MAGLEV TRAINS

 

MAGLEV TRAINS

 There is a new form of transportation that could revolutionize transportation of the 21^st century the way airplanes did in the 20^th  century. A few countries are using powerful electromagnets to develop high-speed trains, called maglev trains.

 Maglev is short for magnetic levitation, which means that these trains will float over a guide way using the basic principles of magnets to replace the old steel wheel and track trains. We know that in magnet opposite poles attract and like poles repel each other. This is the basic principle behind electromagnetic propulsion. Electromagnets are similar to other magnets in that they attract metal objects, but the magnetic pull is temporary. There are three components to this system.

­The big difference between a maglev train and a conventional train is that maglev trains do not have an engine, at least not the kind of engine used to pull typical train cars along steel tracks. The engine for maglev trains is rather inconspicuous. Instead of using fossil fuels, the magnetic field created by the electrified coils in the guide way walls and the track combine to propel the train.

THE MAGLEV TRACKS:

The magnetized coil running along the track, called a guide way, repels the large magnets on the train's undercarriage, allowing the train to levitate between 0.39 and 3.93 inches (1 to 10 cm) above the guide way. Once the train is levitated, power is supplied to the coils within the guide way walls to create a unique system of magnetic fields that pull and push the train along the guide way.

The electric current supplied to the coils in the guide way walls is constantly alternating to change the polarity of the magnetized coils. This change in polarity causes the magnetic field in front of the train to pull the vehicle forward, while the magnetic field behind the train adds more forward thrust. Maglev trains float on a cushion of air, eliminating friction. This lack of friction and the trains' aerodynamic designs allow these trains to reach unprecedented ground transportation speeds of more than 310 mph(500 kph), or twice as fast as Amtrak's fastest commuter train.  
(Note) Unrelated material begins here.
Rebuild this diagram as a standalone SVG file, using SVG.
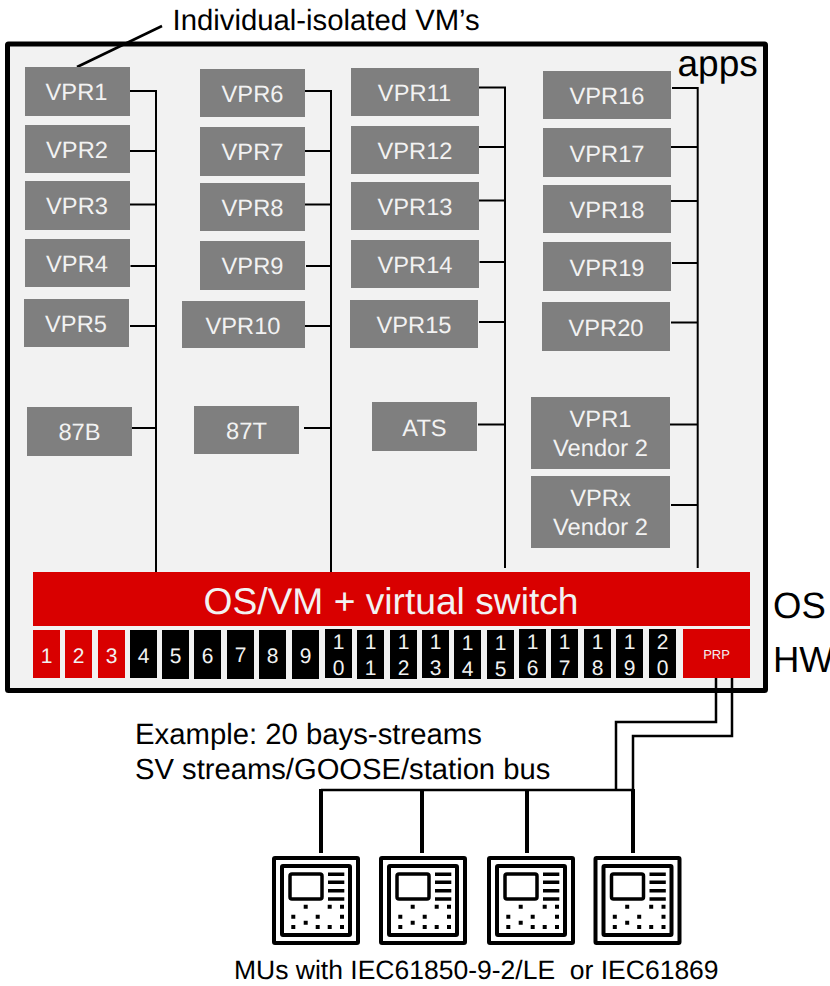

 Developers say that maglev trains will eventually link cities that are up to 1,000 miles (1,609 km) apart. Although based on similar concepts, the German and Japanese trains have distinct differences. In Germany, engineers have developed an electromagnetic suspension (EMS) system, called Transrapid. In this system, the bottom of the train wraps around a steel guide way. Electromagnets attached to the train's undercarriage are directed up toward the guide way, which levitates the train about 1/3 of an inch (1 cm) above the guide way and keeps the train levitated even when it's not moving. Other guidance magnets embedded in the train's body keep it stable during travel.  

While maglev transportation was first proposed more than a century ago, the first commercial maglev train made its test debut in Shanghai, China, in 2002 using the train developed by German company several   countries have plans to build their own maglev trains. U.S. cities from Los Angeles to Pittsburgh have had maglev line plans in the works.